• [Work required] Repeat all the material exactly; pictures stay out of your copy.

• [Recorded information]
__________________________________________________

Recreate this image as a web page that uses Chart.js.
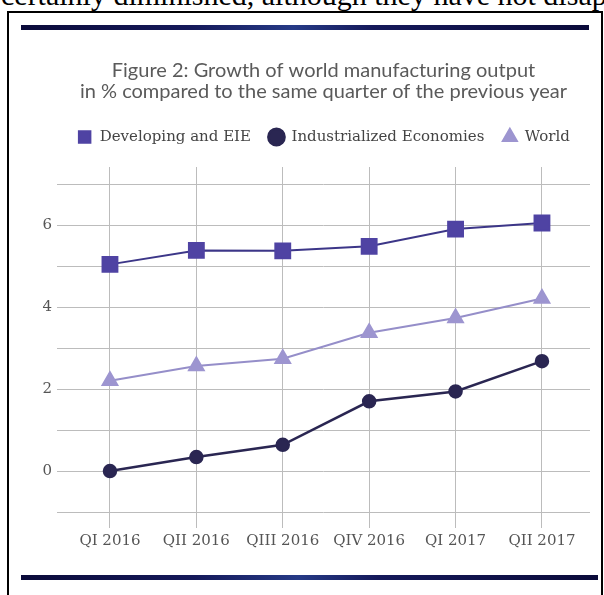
<!DOCTYPE html>
<html>
<head>
<meta charset="utf-8">
<script src="https://cdn.jsdelivr.net/npm/chart.js@4.4.0/dist/chart.umd.min.js"></script>
<style>
  html, body { margin: 0; padding: 0; background: #fff; width: 604px; height: 595px; overflow: hidden; }
  body { position: relative; }
  #lead { position: absolute; left: 1px; top: -20px; font: 30px "Liberation Serif", serif; line-height: 1; color: #000; white-space: nowrap; }
  #frame { position: absolute; left: 7px; top: 11px; width: 592px; height: 600px; border: 2px solid #000; }
  .rule { position: absolute; height: 5px;
          background: linear-gradient(90deg, #0b0b3a 0%, #15195a 30%, #263a86 48%, #15195a 62%, #0b0b3a 100%); }
  #ruleTop { left: 21px; top: 25px; width: 568px; }
  #ruleBottom { left: 21px; top: 575px; width: 577px; }
  #chart { position: absolute; left: 0; top: 0; }
</style>
</head>
<body>
<div id="lead">certainly diminished, although they have not disappeared</div>
<div id="frame"></div>
<div class="rule" id="ruleTop"></div>
<div class="rule" id="ruleBottom"></div>
<canvas id="chart" width="604" height="595"></canvas>
<script>
// Quarterly growth of manufacturing output, % change year on year
const quarters = ['QI 2016', 'QII 2016', 'QIII 2016', 'QIV 2016', 'QI 2017', 'QII 2017'];
const developingEIE = [5.04, 5.38, 5.37, 5.48, 5.90, 6.05];
const industrialized = [0.00, 0.34, 0.64, 1.70, 1.94, 2.68];
const world = [2.20, 2.56, 2.74, 3.37, 3.73, 4.21];

// value axis: a grid line at every unit, labels on the even ones
const yGridValues = [-1, 0, 1, 2, 3, 4, 5, 6, 7];
const yLabelValues = [0, 2, 4, 6];

const titleLines = [
  'Figure 2: Growth of world manufacturing output',
  'in % compared to the same quarter of the previous year'
];

const toPoints = values => values.map((v, i) => ({ x: i, y: v }));

const serif = '"DejaVu Serif", serif';

new Chart(document.getElementById('chart'), {
  type: 'line',
  data: {
    datasets: [
      {
        label: 'Developing and EIE',
        data: toPoints(developingEIE),
        borderColor: '#3c3688',
        backgroundColor: '#4f43a3',
        pointBackgroundColor: '#4f43a3',
        pointBorderColor: '#4f43a3',
        pointStyle: 'rect',
        pointRadius: 10.5,
        borderWidth: 2
      },
      {
        label: 'Industrialized Economies',
        data: toPoints(industrialized),
        borderColor: '#2a2652',
        backgroundColor: '#2a2652',
        pointBackgroundColor: '#2a2652',
        pointBorderColor: '#2a2652',
        pointStyle: 'circle',
        pointRadius: 6,
        borderWidth: 2.5
      },
      {
        label: 'World',
        data: toPoints(world),
        borderColor: '#958ec9',
        backgroundColor: '#9d95d0',
        pointBackgroundColor: '#9d95d0',
        pointBorderColor: '#9d95d0',
        pointStyle: 'triangle',
        pointRadius: 8.5,
        borderWidth: 2
      }
    ]
  },
  options: {
    responsive: false,
    animation: false,
    events: [],
    layout: { padding: { top: 60.5, left: 0, right: 14, bottom: 37 } },
    plugins: {
      tooltip: { enabled: false },
      title: {
        display: true,
        fullSize: false,
        text: titleLines,
        color: '#5a5a5a',
        font: { family: 'Lato, sans-serif', size: 20, weight: 'normal', lineHeight: '21px' },
        padding: { top: 0, bottom: 9 }
      },
      subtitle: {
        display: true,
        fullSize: false,
        text: '',
        weight: 500,
        font: { size: 1, lineHeight: 1 },
        padding: { top: 11.5, bottom: 0 }
      },
      legend: {
        display: true,
        fullSize: false,
        position: 'top',
        labels: {
          usePointStyle: true,
          boxWidth: 15,
          boxHeight: 11.5,
          padding: 18,
          color: '#444',
          font: { family: serif, size: 15 }
        }
      }
    },
    scales: {
      x: {
        type: 'linear',
        min: -0.613,
        max: 5.556,
        afterBuildTicks: scale => { scale.ticks = quarters.map((_, i) => ({ value: i })); },
        afterFit: scale => { scale.height = 30; },
        grid: { color: '#bcbcbc', lineWidth: 1, drawTicks: false },
        border: { display: false },
        ticks: {
          autoSkip: false,
          maxRotation: 0,
          padding: 4,
          color: '#555',
          font: { family: serif, size: 15 },
          callback: value => quarters[value]
        }
      },
      y: {
        min: -1.39,
        max: 7.415,
        afterBuildTicks: scale => { scale.ticks = yGridValues.map(v => ({ value: v })); },
        afterFit: scale => { scale.width = 57; },
        grid: { color: '#bcbcbc', lineWidth: 1, drawTicks: false },
        border: { display: false },
        ticks: {
          padding: 5,
          color: '#555',
          font: { family: serif, size: 15 },
          callback: value => (yLabelValues.includes(value) ? String(value) : '')
        }
      }
    }
  }
});
</script>
</body>
</html>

__________________________________________________

• [Reply]
Recreate this image as a web page that uses Chart.js.
<!DOCTYPE html>
<html>
<head>
<meta charset="utf-8">
<script src="https://cdn.jsdelivr.net/npm/chart.js@4.4.0/dist/chart.umd.min.js"></script>
<style>
  html, body { margin: 0; padding: 0; background: #fff; width: 604px; height: 595px; overflow: hidden; }
  body { position: relative; }
  #lead { position: absolute; left: 1px; top: -20px; font: 30px "Liberation Serif", serif; line-height: 1; color: #000; white-space: nowrap; }
  #frame { position: absolute; left: 7px; top: 11px; width: 592px; height: 600px; border: 2px solid #000; }
  .rule { position: absolute; height: 5px;
          background: linear-gradient(90deg, #0b0b3a 0%, #15195a 30%, #263a86 48%, #15195a 62%, #0b0b3a 100%); }
  #ruleTop { left: 21px; top: 25px; width: 568px; }
  #ruleBottom { left: 21px; top: 575px; width: 577px; }
  #chart { position: absolute; left: 0; top: 0; }
</style>
</head>
<body>
<div id="lead">certainly diminished, although they have not disappeared</div>
<div id="frame"></div>
<div class="rule" id="ruleTop"></div>
<div class="rule" id="ruleBottom"></div>
<canvas id="chart" width="604" height="595"></canvas>
<script>
// Quarterly growth of manufacturing output, % change year on year
const quarters = ['QI 2016', 'QII 2016', 'QIII 2016', 'QIV 2016', 'QI 2017', 'QII 2017'];
const developingEIE = [5.04, 5.38, 5.37, 5.48, 5.90, 6.05];
const industrialized = [0.00, 0.34, 0.64, 1.70, 1.94, 2.68];
const world = [2.20, 2.56, 2.74, 3.37, 3.73, 4.21];

// value axis: a grid line at every unit, labels on the even ones
const yGridValues = [-1, 0, 1, 2, 3, 4, 5, 6, 7];
const yLabelValues = [0, 2, 4, 6];

const titleLines = [
  'Figure 2: Growth of world manufacturing output',
  'in % compared to the same quarter of the previous year'
];

const toPoints = values => values.map((v, i) => ({ x: i, y: v }));

const serif = '"DejaVu Serif", serif';

new Chart(document.getElementById('chart'), {
  type: 'line',
  data: {
    datasets: [
      {
        label: 'Developing and EIE',
        data: toPoints(developingEIE),
        borderColor: '#3c3688',
        backgroundColor: '#4f43a3',
        pointBackgroundColor: '#4f43a3',
        pointBorderColor: '#4f43a3',
        pointStyle: 'rect',
        pointRadius: 10.5,
        borderWidth: 2
      },
      {
        label: 'Industrialized Economies',
        data: toPoints(industrialized),
        borderColor: '#2a2652',
        backgroundColor: '#2a2652',
        pointBackgroundColor: '#2a2652',
        pointBorderColor: '#2a2652',
        pointStyle: 'circle',
        pointRadius: 6,
        borderWidth: 2.5
      },
      {
        label: 'World',
        data: toPoints(world),
        borderColor: '#958ec9',
        backgroundColor: '#9d95d0',
        pointBackgroundColor: '#9d95d0',
        pointBorderColor: '#9d95d0',
        pointStyle: 'triangle',
        pointRadius: 8.5,
        borderWidth: 2
      }
    ]
  },
  options: {
    responsive: false,
    animation: false,
    events: [],
    layout: { padding: { top: 60.5, left: 0, right: 14, bottom: 37 } },
    plugins: {
      tooltip: { enabled: false },
      title: {
        display: true,
        fullSize: false,
        text: titleLines,
        color: '#5a5a5a',
        font: { family: 'Lato, sans-serif', size: 20, weight: 'normal', lineHeight: '21px' },
        padding: { top: 0, bottom: 9 }
      },
      subtitle: {
        display: true,
        fullSize: false,
        text: '',
        weight: 500,
        font: { size: 1, lineHeight: 1 },
        padding: { top: 11.5, bottom: 0 }
      },
      legend: {
        display: true,
        fullSize: false,
        position: 'top',
        labels: {
          usePointStyle: true,
          boxWidth: 15,
          boxHeight: 11.5,
          padding: 18,
          color: '#444',
          font: { family: serif, size: 15 }
        }
      }
    },
    scales: {
      x: {
        type: 'linear',
        min: -0.613,
        max: 5.556,
        afterBuildTicks: scale => { scale.ticks = quarters.map((_, i) => ({ value: i })); },
        afterFit: scale => { scale.height = 30; },
        grid: { color: '#bcbcbc', lineWidth: 1, drawTicks: false },
        border: { display: false },
        ticks: {
          autoSkip: false,
          maxRotation: 0,
          padding: 4,
          color: '#555',
          font: { family: serif, size: 15 },
          callback: value => quarters[value]
        }
      },
      y: {
        min: -1.39,
        max: 7.415,
        afterBuildTicks: scale => { scale.ticks = yGridValues.map(v => ({ value: v })); },
        afterFit: scale => { scale.width = 57; },
        grid: { color: '#bcbcbc', lineWidth: 1, drawTicks: false },
        border: { display: false },
        ticks: {
          padding: 5,
          color: '#555',
          font: { family: serif, size: 15 },
          callback: value => (yLabelValues.includes(value) ? String(value) : '')
        }
      }
    }
  }
});
</script>
</body>
</html>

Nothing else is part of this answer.